Set task: Print the listing in its entirety and exactly, leaving out images.

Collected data
* * * * * * * * *
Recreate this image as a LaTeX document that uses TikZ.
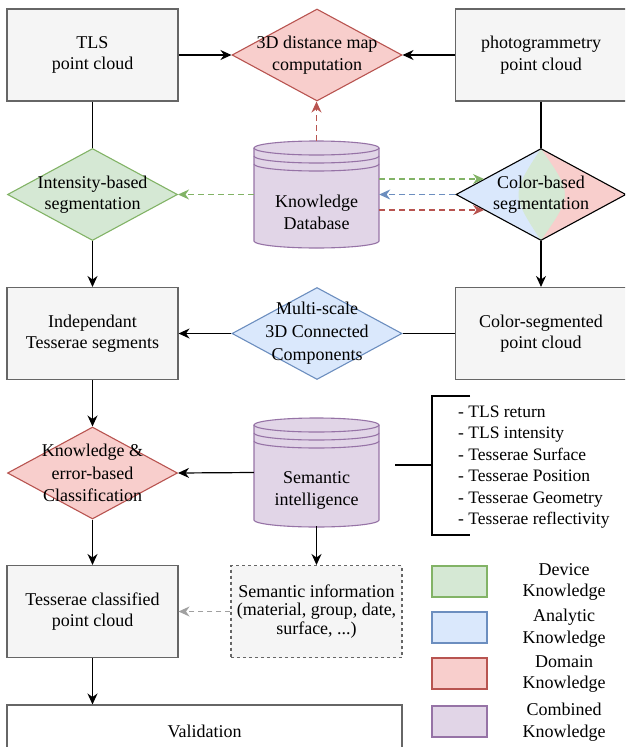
\documentclass[tikz,border=0pt]{standalone}
\usepackage{fontspec}
\newfontfamily\diagfont{LiberationSerif-Regular.ttf}
\usetikzlibrary{shapes.geometric,arrows.meta}
\definecolor{grayfill}{HTML}{F5F5F5}
\definecolor{graystroke}{HTML}{666666}
\definecolor{greenfill}{HTML}{D5E8D4}
\definecolor{greenstroke}{HTML}{82B366}
\definecolor{bluefill}{HTML}{DAE8FC}
\definecolor{bluestroke}{HTML}{6C8EBF}
\definecolor{redfill}{HTML}{F8CECC}
\definecolor{redstroke}{HTML}{B85450}
\definecolor{purplefill}{HTML}{E1D5E7}
\definecolor{purplestroke}{HTML}{9673A6}
\definecolor{dashgray}{HTML}{A0A0A0}
\newcommand\dbcyl[3]{% #1 cx, #2 top ellipse cy, #3 bottom ellipse cy
  \fill[purplefill] (#1-62.5,#2) rectangle (#1+62.5,#3);
  \fill[purplefill] (#1,#3) ellipse[x radius=62.5pt,y radius=7pt];
  \fill[purplefill] (#1,#2) ellipse[x radius=62.5pt,y radius=7pt];
  \draw[purplestroke,line width=1.1pt] (#1,#2) ellipse[x radius=62.5pt,y radius=7pt];
  \draw[purplestroke,line width=1.1pt] (#1-62.5,#2) -- (#1-62.5,#3) arc[start angle=180,end angle=360,x radius=62.5pt,y radius=7pt] -- (#1+62.5,#2);
  \draw[purplestroke,line width=1.1pt] (#1-62.5,#2+8) arc[start angle=180,end angle=360,x radius=62.5pt,y radius=7pt];
  \draw[purplestroke,line width=1.1pt] (#1-62.5,#2+16) arc[start angle=180,end angle=360,x radius=62.5pt,y radius=7pt];
}
\begin{document}
\begin{tikzpicture}[x=1pt,y=-1pt,
  font=\diagfont\fontsize{18}{21.5}\selectfont,
  lw/.style={line width=1.2pt},
  box/.style={rectangle, draw=graystroke, fill=grayfill, line width=1.1pt, minimum width=171pt, minimum height=92pt, inner sep=0pt, align=center},
  dia/.style={diamond, line width=1.1pt, minimum width=170pt, minimum height=92pt, inner sep=0pt},
  diatext/.style={align=center, font=\diagfont\fontsize{18}{21.5}\selectfont},
  cylbox/.style={rectangle, minimum width=125pt, minimum height=107pt, inner sep=0pt},
  arr/.style={-{Stealth[length=11pt,width=10pt]}, line width=1.2pt},
  darr/.style={arr, dash pattern=on 6pt off 4pt},
  legendbox/.style={rectangle, minimum width=55pt, minimum height=31pt, line width=1.1pt, inner sep=0pt},
  legendtext/.style={align=center, inner sep=0pt},
]
\useasboundingbox (0,0) rectangle (625,747);
\clip (0,0) rectangle (625,747);

% cylinders
\dbcyl{316.5}{148}{241}
\dbcyl{316.5}{425}{520}

% color-based diamond fill
\fill[bluefill] (456,194.5) -- (541,148.5) -- (626,194.5) -- (541,240.5) -- cycle;
\begin{scope}
  \clip (456,194.5) -- (541,148.5) -- (626,194.5) -- (541,240.5) -- cycle;
  \fill[greenfill] (541,148.5) .. controls (511,194.5) .. (541,240.5) -- (630,240.5) -- (630,148.5) -- cycle;
  \fill[redfill] (541,148.5) .. controls (573,194.5) .. (541,240.5) -- (630,240.5) -- (630,148.5) -- cycle;
\end{scope}

% nodes
\node[box] (tls) at (92.5,55) {TLS\\point cloud};
\node[box] (pg) at (541,55) {photogrammetry\\point cloud};
\node[dia, draw=redstroke, fill=redfill, label={[diatext]center:3D distance map\\computation}] (dm) at (317,55) {};
\node[dia, draw=greenstroke, fill=greenfill, label={[diatext]center:Intensity-based\\segmentation}] (ib) at (92.5,194.5) {};
\node[cylbox, label={[diatext,yshift=-18pt]center:Knowledge\\Database}] (kdb) at (316.5,194.5) {};
\node[dia, draw=black, label={[diatext]center:Color-based\\segmentation}] (cb) at (541,194.5) {};
\node[box] (its) at (92.5,333.5) {Independant\\Tesserae segments};
\node[dia, draw=bluestroke, fill=bluefill, label={[align=center,font=\diagfont\fontsize{18}{23}\selectfont]center:Multi-scale\\3D Connected\\Components}] (ms) at (317,333.5) {};
\node[box] (cs) at (541,333.5) {Color-segmented\\point cloud};
\node[dia, draw=redstroke, fill=redfill, label={[align=center,font=\diagfont\fontsize{18}{22.5}\selectfont]center:Knowledge \&\\error-based\\Classification}] (ke) at (92.5,473) {};
\node[cylbox, label={[diatext,yshift=-18pt]center:Semantic\\intelligence}] (si) at (316.5,472.5) {};
\node[box] (tc) at (92.5,611.5) {Tesserae classified\\point cloud};
\node[box, dash pattern=on 3pt off 3pt, font=\diagfont\fontsize{18}{18.5}\selectfont] (sinfo) at (316.5,611.5) {Semantic information\\(material, group, date,\\surface, ...)};
\node[rectangle, draw=graystroke, fill=white, line width=1.1pt, minimum width=395pt, minimum height=52pt, inner sep=0pt] (val) at (204.5,731) {Validation};

% attribute list with bracket
\coordinate (brm) at (432,465);
\draw[lw] (395,465) -- (brm);
\draw[lw] (470,396) -- (432,396) -- (432,535) -- (470,535);
\node[anchor=west, align=left, inner sep=0pt, font=\diagfont\fontsize{17.5}{21.4}\selectfont] (list) at (458,467) {- TLS return\\- TLS intensity\\- Tesserae Surface\\- Tesserae Position\\- Tesserae Geometry\\- Tesserae reflectivity};

% legend
\node[legendbox, draw=greenstroke, fill=greenfill] (lg1) at (459.5,581.5) {};
\node[legendbox, draw=bluestroke, fill=bluefill] (lg2) at (459.5,627.5) {};
\node[legendbox, draw=redstroke, fill=redfill] (lg3) at (459.5,673.5) {};
\node[legendbox, draw=purplestroke, fill=purplefill] (lg4) at (459.5,721.5) {};
\node[legendtext] (lt1) at (564,582) {Device\\Knowledge};
\node[legendtext] (lt2) at (564,628) {Analytic\\Knowledge};
\node[legendtext] (lt3) at (564,674) {Domain\\Knowledge};
\node[legendtext] (lt4) at (564,722) {Combined\\Knowledge};

% connectors
\draw[arr] (tls) -- (dm);
\draw[arr] (pg) -- (dm);
\draw[darr, redstroke] (kdb.north) -- (kdb.north |- dm.south);
\draw[lw] (tls.south) -- (ib.north);
\draw[darr, greenstroke] (kdb.west) -- (ib.east);
\draw[lw] (pg.south) -- (cb.north);
\coordinate (cbg) at (484,179);
\coordinate (cbr) at (484,210);
\draw[darr, greenstroke] (kdb.east |- cbg) -- (cbg);
\draw[darr, bluestroke] (cb.west) -- (kdb.east);
\draw[darr, redstroke] (kdb.east |- cbr) -- (cbr);
\draw[arr] (ib.south) -- (its.north);
\draw[arr] (cb.south) -- (cs.north);
\draw[lw] (cs.west) -- (ms.east);
\draw[arr] (ms.west) -- (its.east);
\draw[arr] (its.south) -- (ke.north);
\draw[arr] (si.west) -- (ke.east);
\draw[arr] (ke.south) -- (tc.north);
\draw[arr] (si.south) -- (sinfo.north);
\draw[darr, dashgray, dash pattern=on 5pt off 4pt] (sinfo.west) -- (tc.east);
\draw[arr] (tc.south) -- (tc.south |- val.north);
\end{tikzpicture}
\end{document}
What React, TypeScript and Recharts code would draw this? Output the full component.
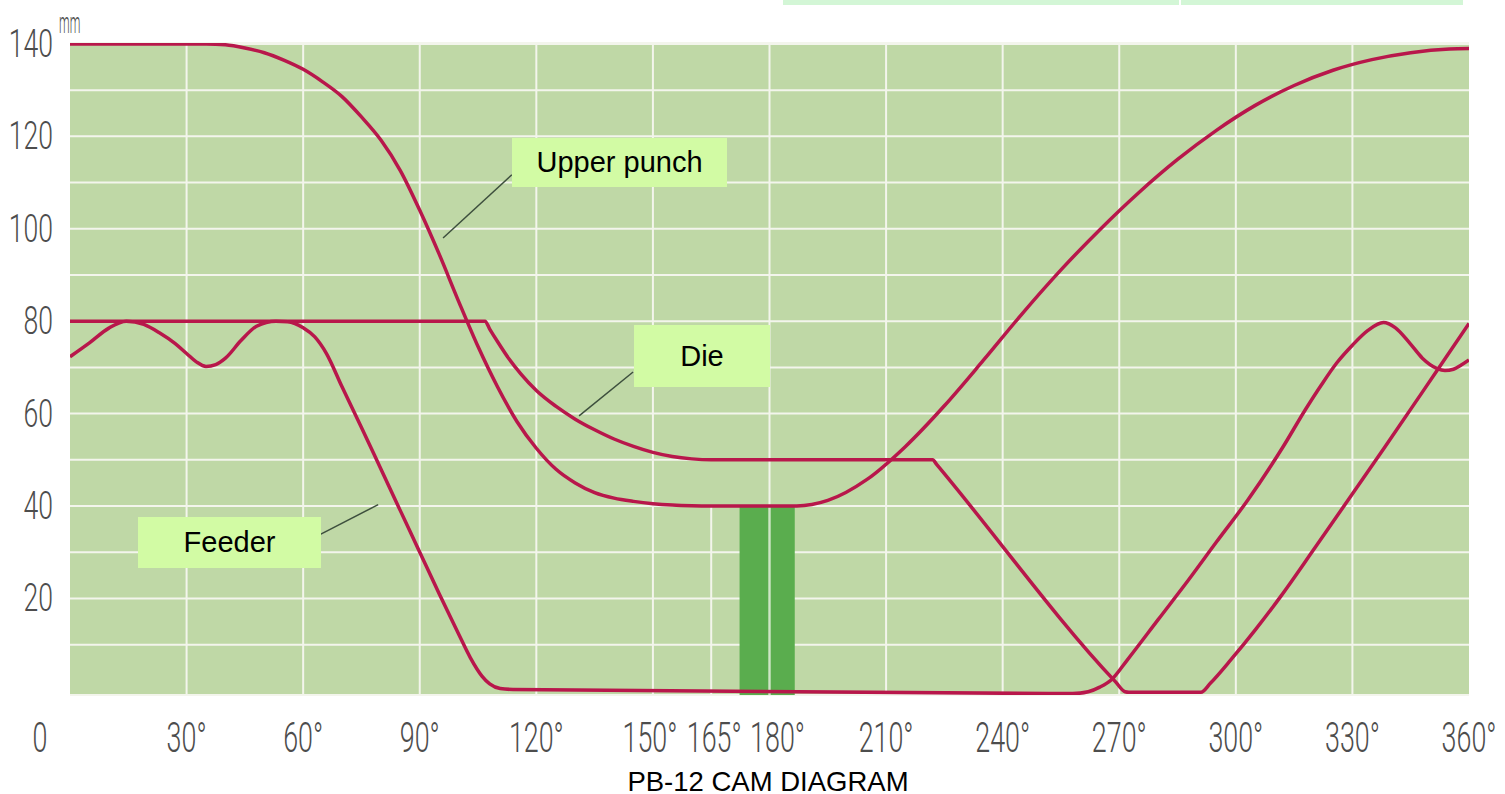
* * * * * * * * *
Task solution:
Recreate this image as a LaTeX document that uses TikZ.
\documentclass[tikz,border=0pt]{standalone}
\usepackage{fontspec}
\newfontfamily\diagfont{LiberationSerif-Regular.ttf}
\usetikzlibrary{shapes.geometric,arrows.meta}
\definecolor{grayfill}{HTML}{F5F5F5}
\definecolor{graystroke}{HTML}{666666}
\definecolor{greenfill}{HTML}{D5E8D4}
\definecolor{greenstroke}{HTML}{82B366}
\definecolor{bluefill}{HTML}{DAE8FC}
\definecolor{bluestroke}{HTML}{6C8EBF}
\definecolor{redfill}{HTML}{F8CECC}
\definecolor{redstroke}{HTML}{B85450}
\definecolor{purplefill}{HTML}{E1D5E7}
\definecolor{purplestroke}{HTML}{9673A6}
\definecolor{dashgray}{HTML}{A0A0A0}
\newcommand\dbcyl[3]{% #1 cx, #2 top ellipse cy, #3 bottom ellipse cy
  \fill[purplefill] (#1-62.5,#2) rectangle (#1+62.5,#3);
  \fill[purplefill] (#1,#3) ellipse[x radius=62.5pt,y radius=7pt];
  \fill[purplefill] (#1,#2) ellipse[x radius=62.5pt,y radius=7pt];
  \draw[purplestroke,line width=1.1pt] (#1,#2) ellipse[x radius=62.5pt,y radius=7pt];
  \draw[purplestroke,line width=1.1pt] (#1-62.5,#2) -- (#1-62.5,#3) arc[start angle=180,end angle=360,x radius=62.5pt,y radius=7pt] -- (#1+62.5,#2);
  \draw[purplestroke,line width=1.1pt] (#1-62.5,#2+8) arc[start angle=180,end angle=360,x radius=62.5pt,y radius=7pt];
  \draw[purplestroke,line width=1.1pt] (#1-62.5,#2+16) arc[start angle=180,end angle=360,x radius=62.5pt,y radius=7pt];
}
\begin{document}
\begin{tikzpicture}[x=1pt,y=-1pt,
  font=\diagfont\fontsize{18}{21.5}\selectfont,
  lw/.style={line width=1.2pt},
  box/.style={rectangle, draw=graystroke, fill=grayfill, line width=1.1pt, minimum width=171pt, minimum height=92pt, inner sep=0pt, align=center},
  dia/.style={diamond, line width=1.1pt, minimum width=170pt, minimum height=92pt, inner sep=0pt},
  diatext/.style={align=center, font=\diagfont\fontsize{18}{21.5}\selectfont},
  cylbox/.style={rectangle, minimum width=125pt, minimum height=107pt, inner sep=0pt},
  arr/.style={-{Stealth[length=11pt,width=10pt]}, line width=1.2pt},
  darr/.style={arr, dash pattern=on 6pt off 4pt},
  legendbox/.style={rectangle, minimum width=55pt, minimum height=31pt, line width=1.1pt, inner sep=0pt},
  legendtext/.style={align=center, inner sep=0pt},
]
\useasboundingbox (0,0) rectangle (625,747);
\clip (0,0) rectangle (625,747);

% cylinders
\dbcyl{316.5}{148}{241}
\dbcyl{316.5}{425}{520}

% color-based diamond fill
\fill[bluefill] (456,194.5) -- (541,148.5) -- (626,194.5) -- (541,240.5) -- cycle;
\begin{scope}
  \clip (456,194.5) -- (541,148.5) -- (626,194.5) -- (541,240.5) -- cycle;
  \fill[greenfill] (541,148.5) .. controls (511,194.5) .. (541,240.5) -- (630,240.5) -- (630,148.5) -- cycle;
  \fill[redfill] (541,148.5) .. controls (573,194.5) .. (541,240.5) -- (630,240.5) -- (630,148.5) -- cycle;
\end{scope}

% nodes
\node[box] (tls) at (92.5,55) {TLS\\point cloud};
\node[box] (pg) at (541,55) {photogrammetry\\point cloud};
\node[dia, draw=redstroke, fill=redfill, label={[diatext]center:3D distance map\\computation}] (dm) at (317,55) {};
\node[dia, draw=greenstroke, fill=greenfill, label={[diatext]center:Intensity-based\\segmentation}] (ib) at (92.5,194.5) {};
\node[cylbox, label={[diatext,yshift=-18pt]center:Knowledge\\Database}] (kdb) at (316.5,194.5) {};
\node[dia, draw=black, label={[diatext]center:Color-based\\segmentation}] (cb) at (541,194.5) {};
\node[box] (its) at (92.5,333.5) {Independant\\Tesserae segments};
\node[dia, draw=bluestroke, fill=bluefill, label={[align=center,font=\diagfont\fontsize{18}{23}\selectfont]center:Multi-scale\\3D Connected\\Components}] (ms) at (317,333.5) {};
\node[box] (cs) at (541,333.5) {Color-segmented\\point cloud};
\node[dia, draw=redstroke, fill=redfill, label={[align=center,font=\diagfont\fontsize{18}{22.5}\selectfont]center:Knowledge \&\\error-based\\Classification}] (ke) at (92.5,473) {};
\node[cylbox, label={[diatext,yshift=-18pt]center:Semantic\\intelligence}] (si) at (316.5,472.5) {};
\node[box] (tc) at (92.5,611.5) {Tesserae classified\\point cloud};
\node[box, dash pattern=on 3pt off 3pt, font=\diagfont\fontsize{18}{18.5}\selectfont] (sinfo) at (316.5,611.5) {Semantic information\\(material, group, date,\\surface, ...)};
\node[rectangle, draw=graystroke, fill=white, line width=1.1pt, minimum width=395pt, minimum height=52pt, inner sep=0pt] (val) at (204.5,731) {Validation};

% attribute list with bracket
\coordinate (brm) at (432,465);
\draw[lw] (395,465) -- (brm);
\draw[lw] (470,396) -- (432,396) -- (432,535) -- (470,535);
\node[anchor=west, align=left, inner sep=0pt, font=\diagfont\fontsize{17.5}{21.4}\selectfont] (list) at (458,467) {- TLS return\\- TLS intensity\\- Tesserae Surface\\- Tesserae Position\\- Tesserae Geometry\\- Tesserae reflectivity};

% legend
\node[legendbox, draw=greenstroke, fill=greenfill] (lg1) at (459.5,581.5) {};
\node[legendbox, draw=bluestroke, fill=bluefill] (lg2) at (459.5,627.5) {};
\node[legendbox, draw=redstroke, fill=redfill] (lg3) at (459.5,673.5) {};
\node[legendbox, draw=purplestroke, fill=purplefill] (lg4) at (459.5,721.5) {};
\node[legendtext] (lt1) at (564,582) {Device\\Knowledge};
\node[legendtext] (lt2) at (564,628) {Analytic\\Knowledge};
\node[legendtext] (lt3) at (564,674) {Domain\\Knowledge};
\node[legendtext] (lt4) at (564,722) {Combined\\Knowledge};

% connectors
\draw[arr] (tls) -- (dm);
\draw[arr] (pg) -- (dm);
\draw[darr, redstroke] (kdb.north) -- (kdb.north |- dm.south);
\draw[lw] (tls.south) -- (ib.north);
\draw[darr, greenstroke] (kdb.west) -- (ib.east);
\draw[lw] (pg.south) -- (cb.north);
\coordinate (cbg) at (484,179);
\coordinate (cbr) at (484,210);
\draw[darr, greenstroke] (kdb.east |- cbg) -- (cbg);
\draw[darr, bluestroke] (cb.west) -- (kdb.east);
\draw[darr, redstroke] (kdb.east |- cbr) -- (cbr);
\draw[arr] (ib.south) -- (its.north);
\draw[arr] (cb.south) -- (cs.north);
\draw[lw] (cs.west) -- (ms.east);
\draw[arr] (ms.west) -- (its.east);
\draw[arr] (its.south) -- (ke.north);
\draw[arr] (si.west) -- (ke.east);
\draw[arr] (ke.south) -- (tc.north);
\draw[arr] (si.south) -- (sinfo.north);
\draw[darr, dashgray, dash pattern=on 5pt off 4pt] (sinfo.west) -- (tc.east);
\draw[arr] (tc.south) -- (tc.south |- val.north);
\end{tikzpicture}
\end{document}
What React, TypeScript and Recharts code would draw this? Output the full component.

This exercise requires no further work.